Weekly Bulletin
Sunday Morning Message
This Sunday in Baptist History
June 7
On this day in 1835 Joseph Morrow was born into the family of an itinerant Methodist preacher. At the age of nineteen, Joseph was converted to Christ and joined the Green Fork Baptist Church, south of Augusta, Georgia. After attending Mercer University he became a missionary, primarily to the Creek Indians near Eufaula, Oklahoma, but his ministry spread to the Choctaw, Muskogee and Seminoles as well. During the Civil War he worked in refugee camps in the Southeast and baptized more than two hundred converts. Returning to Oklahoma, in 1869 he organized the Rehoboth Baptist Church, near Atoka, which is now believed to be the oldest Baptist church in the state.

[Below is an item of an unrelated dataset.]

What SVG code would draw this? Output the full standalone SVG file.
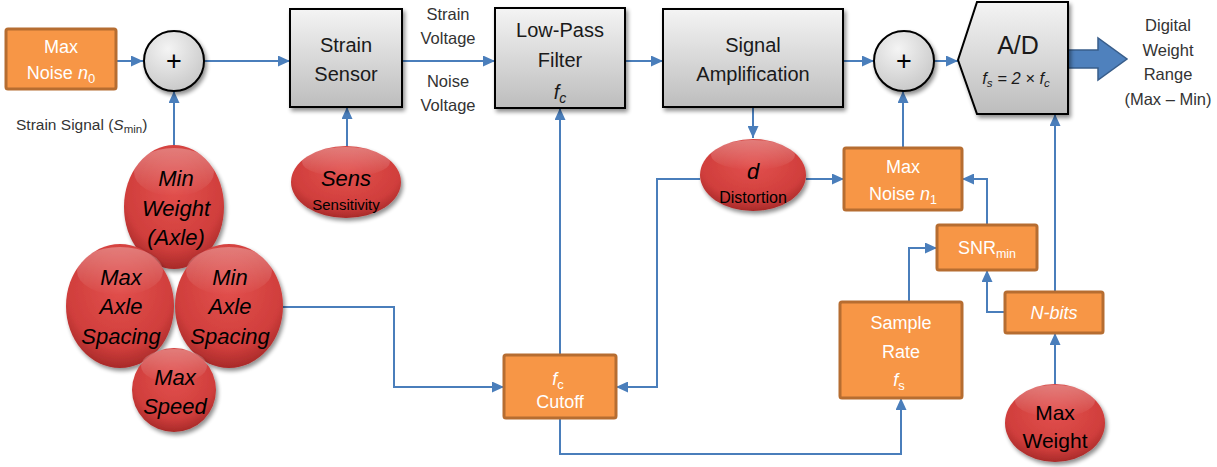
<svg xmlns="http://www.w3.org/2000/svg" width="1217" height="467" viewBox="0 0 1217 467">
  <defs>
    <linearGradient id="grayFill" x1="0" y1="0" x2="0" y2="1">
      <stop offset="0" stop-color="#F4F4F4"/>
      <stop offset="1" stop-color="#BDBDBD"/>
    </linearGradient>
    <radialGradient id="sumFill" cx="0.4" cy="0.3" r="0.8">
      <stop offset="0" stop-color="#F4F4F4"/>
      <stop offset="1" stop-color="#C4C4C4"/>
    </radialGradient>
    <radialGradient id="redFill" cx="0.5" cy="0.35" r="0.65">
      <stop offset="0" stop-color="#E2504D"/>
      <stop offset="0.75" stop-color="#D03E3C"/>
      <stop offset="1" stop-color="#A82A29"/>
    </radialGradient>
    <linearGradient id="gloss" x1="0" y1="0" x2="0" y2="1">
      <stop offset="0" stop-color="#FFFFFF" stop-opacity="0.3"/>
      <stop offset="1" stop-color="#FFFFFF" stop-opacity="0"/>
    </linearGradient>
    <filter id="shadow" x="-20%" y="-20%" width="150%" height="150%">
      <feGaussianBlur in="SourceAlpha" stdDeviation="2"/>
      <feOffset dx="2" dy="3" result="off"/>
      <feComponentTransfer><feFuncA type="linear" slope="0.45"/></feComponentTransfer>
      <feMerge><feMergeNode/><feMergeNode in="SourceGraphic"/></feMerge>
    </filter>
    <marker id="arrow" markerUnits="userSpaceOnUse" markerWidth="12" markerHeight="11" refX="12" refY="5.5" orient="auto">
      <path d="M0,0 L12,5.5 L0,11 z" fill="#4A7EBB"/>
    </marker>
    <style>
      .gray { fill: url(#grayFill); stroke: #000; stroke-width: 2; filter: url(#shadow); }
      .sum { fill: url(#sumFill); stroke: #000; stroke-width: 2; filter: url(#shadow); }
      .orange { fill: #F79646; stroke: #B66D31; stroke-width: 3; }
      .red { fill: url(#redFill); filter: url(#shadow); }
      .gl { fill: url(#gloss); }
      .conn { fill: none; stroke: #4A7EBB; stroke-width: 2; }
      text { font-family: "Liberation Sans", Arial, sans-serif; text-anchor: middle; }
      .lbl { font-size: 20px; fill: #1A1A1A; }
      .wt { font-size: 18px; fill: #FFFFFF; }
      .note { font-size: 16.5px; fill: #333333; }
      .it { font-style: italic; }
      .rt { font-size: 22px; font-style: italic; fill: #000; }
    </style>
  </defs>

  <!-- connectors -->
  <g id="connectors">
    <path class="conn" d="M116,61 H143" marker-end="url(#arrow)"/>
    <path class="conn" d="M204,61 H290" marker-end="url(#arrow)"/>
    <path class="conn" d="M174,145 V91" marker-end="url(#arrow)"/>
    <path class="conn" d="M402,61 H495" marker-end="url(#arrow)"/>
    <path class="conn" d="M625,61 H663" marker-end="url(#arrow)"/>
    <path class="conn" d="M843,61 H874" marker-end="url(#arrow)"/>
    <path class="conn" d="M934,61 H958" marker-end="url(#arrow)"/>
    <path class="conn" d="M347,147 V107" marker-end="url(#arrow)"/>
    <path class="conn" d="M560,355 V108" marker-end="url(#arrow)"/>
    <path class="conn" d="M753,107 V138" marker-end="url(#arrow)"/>
    <path class="conn" d="M806,179 H844" marker-end="url(#arrow)"/>
    <path class="conn" d="M700,179 H657 V387 H616" marker-end="url(#arrow)"/>
    <path class="conn" d="M283,307 H394 V387 H504" marker-end="url(#arrow)"/>
    <path class="conn" d="M560,418 V454 H901 V398" marker-end="url(#arrow)"/>
    <path class="conn" d="M909,302 V248 H937" marker-end="url(#arrow)"/>
    <path class="conn" d="M987,225 V179 H962" marker-end="url(#arrow)"/>
    <path class="conn" d="M903,148 V91" marker-end="url(#arrow)"/>
    <path class="conn" d="M1005,312 H987 V270" marker-end="url(#arrow)"/>
    <path class="conn" d="M1055,292 V114" marker-end="url(#arrow)"/>
    <path class="conn" d="M1055,384 V333" marker-end="url(#arrow)"/>
    <!-- wide output arrow -->
    <path d="M1068,50 H1098 V38 L1127,59 L1098,80 V68 H1068 Z" fill="#4F81BD" stroke="#385D8A" stroke-width="1.5"/>
  </g>

  <!-- signal-path labels -->
  <g id="signal-labels">
    <text class="note" x="448" y="20" font-size="15.5">Strain</text>
    <text class="note" x="448" y="44">Voltage</text>
    <text class="note" x="448" y="87">Noise</text>
    <text class="note" x="448" y="111">Voltage</text>
    <text x="16" y="130" font-size="15.5" fill="#333" style="text-anchor:start">Strain Signal (<tspan class="it">S</tspan><tspan font-size="11.5" dy="3">min</tspan><tspan dy="-3">)</tspan></text>
  </g>

  <g id="max-noise-n0">
    <rect class="orange" x="6" y="29" width="110" height="60" rx="2"/>
    <text class="wt" x="61" y="53" font-size="19">Max</text>
    <text class="wt" x="61" y="79" font-size="19">Noise <tspan class="it">n</tspan><tspan font-size="13" dy="4">0</tspan></text>
  </g>

  <g id="sum-1">
    <circle class="sum" cx="174" cy="61" r="30"/>
    <text x="174" y="70" font-size="27" fill="#000">+</text>
  </g>

  <g id="strain-sensor">
    <rect class="gray" x="290" y="9" width="112" height="98"/>
    <text class="lbl" x="346" y="52">Strain</text>
    <text class="lbl" x="346" y="81">Sensor</text>
  </g>

  <g id="low-pass-filter">
    <rect class="gray" x="495" y="8" width="130" height="100"/>
    <text class="lbl" x="560" y="37">Low-Pass</text>
    <text class="lbl" x="560" y="67">Filter</text>
    <text class="lbl it" x="560" y="99" font-size="22">f<tspan font-size="14" dy="4">c</tspan></text>
  </g>

  <g id="signal-amplification">
    <rect class="gray" x="663" y="9" width="180" height="98"/>
    <text class="lbl" x="753" y="52">Signal</text>
    <text class="lbl" x="753" y="81">Amplification</text>
  </g>

  <g id="sum-2">
    <circle class="sum" cx="904" cy="61" r="30"/>
    <text x="904" y="70" font-size="27" fill="#000">+</text>
  </g>

  <g id="a-d">
    <path class="gray" d="M977,2 H1068 V114 H977 L958,60 Z"/>
    <text x="1018" y="54" font-size="25" fill="#1A1A1A">A/D</text>
    <text class="it" x="1016" y="84" font-size="16.5" fill="#1A1A1A">f<tspan font-size="11.5" dy="3">s</tspan><tspan dy="-3"> = 2 × f</tspan><tspan font-size="11.5" dy="3">c</tspan></text>
  </g>

  <g id="digital-weight-range">
    <text class="note" x="1168" y="31">Digital</text>
    <text class="note" x="1168" y="56">Weight</text>
    <text class="note" x="1168" y="80">Range</text>
    <text class="note" x="1168" y="105">(Max – Min)</text>
  </g>

  <g id="min-weight-axle">
    <ellipse class="red" cx="174" cy="207" rx="50" ry="62"/>
    <ellipse class="gl" cx="174" cy="172" rx="40" ry="24"/>
    <text class="rt" x="176" y="186">Min</text>
    <text class="rt" x="176" y="216">Weight</text>
    <text class="rt" x="176" y="245">(Axle)</text>
  </g>

  <g id="max-axle-spacing">
    <ellipse class="red" cx="120" cy="306" rx="54" ry="62"/>
    <ellipse class="gl" cx="120" cy="271" rx="43" ry="24"/>
    <text class="rt" x="121" y="285">Max</text>
    <text class="rt" x="121" y="314">Axle</text>
    <text class="rt" x="121" y="344">Spacing</text>
  </g>

  <g id="min-axle-spacing">
    <ellipse class="red" cx="229" cy="306" rx="54" ry="62"/>
    <ellipse class="gl" cx="229" cy="271" rx="43" ry="24"/>
    <text class="rt" x="230" y="285">Min</text>
    <text class="rt" x="230" y="314">Axle</text>
    <text class="rt" x="230" y="344">Spacing</text>
  </g>

  <g id="max-speed">
    <ellipse class="red" cx="174" cy="390" rx="42" ry="42"/>
    <ellipse class="gl" cx="174" cy="366" rx="33" ry="17"/>
    <text class="rt" x="175" y="385">Max</text>
    <text class="rt" x="175" y="414">Speed</text>
  </g>

  <g id="sensitivity">
    <ellipse class="red" cx="346" cy="182" rx="55" ry="36"/>
    <ellipse class="gl" cx="346" cy="162" rx="44" ry="15"/>
    <text class="rt" x="346" y="186" font-size="25">Sens</text>
    <text x="346" y="210" font-size="15" fill="#000">Sensitivity</text>
  </g>

  <g id="distortion">
    <ellipse class="red" cx="753" cy="175" rx="53" ry="36"/>
    <ellipse class="gl" cx="753" cy="155" rx="42" ry="15"/>
    <text class="rt" x="753" y="179" font-size="27">d</text>
    <text x="753" y="203" font-size="16" fill="#000">Distortion</text>
  </g>

  <g id="max-noise-n1">
    <rect class="orange" x="844" y="148" width="118" height="62" rx="2"/>
    <text class="wt" x="903" y="173">Max</text>
    <text class="wt" x="903" y="200">Noise <tspan class="it">n</tspan><tspan font-size="12.5" dy="4">1</tspan></text>
  </g>

  <g id="snr-min">
    <rect class="orange" x="937" y="225" width="100" height="45" rx="2"/>
    <text class="wt" x="987" y="254">SNR<tspan font-size="12.5" dy="4">min</tspan></text>
  </g>

  <g id="n-bits">
    <rect class="orange" x="1005" y="292" width="98" height="41" rx="2"/>
    <text class="wt it" x="1054" y="319">N-bits</text>
  </g>

  <g id="sample-rate">
    <rect class="orange" x="840" y="302" width="122" height="96" rx="2"/>
    <text class="wt" x="901" y="329">Sample</text>
    <text class="wt" x="901" y="358">Rate</text>
    <text class="wt" x="899" y="386" font-size="20"><tspan class="it">f</tspan><tspan font-size="13" dy="4">s</tspan></text>
  </g>

  <g id="cutoff">
    <rect class="orange" x="504" y="355" width="112" height="63" rx="2"/>
    <text class="wt" x="558" y="385" font-size="20"><tspan class="it">f</tspan><tspan font-size="13" dy="4">c</tspan></text>
    <text class="wt" x="560" y="408">Cutoff</text>
  </g>

  <g id="max-weight">
    <ellipse class="red" cx="1055" cy="423" rx="50" ry="39"/>
    <ellipse class="gl" cx="1055" cy="401" rx="40" ry="16"/>
    <text x="1055" y="420" font-size="21" fill="#000">Max</text>
    <text x="1055" y="448" font-size="21" fill="#000">Weight</text>
  </g>
</svg>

God used Morrow to establish the Indian University and the Baptist Academy of Atoka. At the age of sixty-seven, he and his wife organized an orphanage exclusively for Indian children which resulted in the salvation of many. After serving the Lord for more than seventy years, Brother Morrow died at the age of ninety-four. During his lifetime he was used of God to start more than sixty churches, built more than seventy meeting houses and baptized thousands of Indian converts. His is a name well known and respected among the Oklahoma Indian population, but he is hardly known outside that state.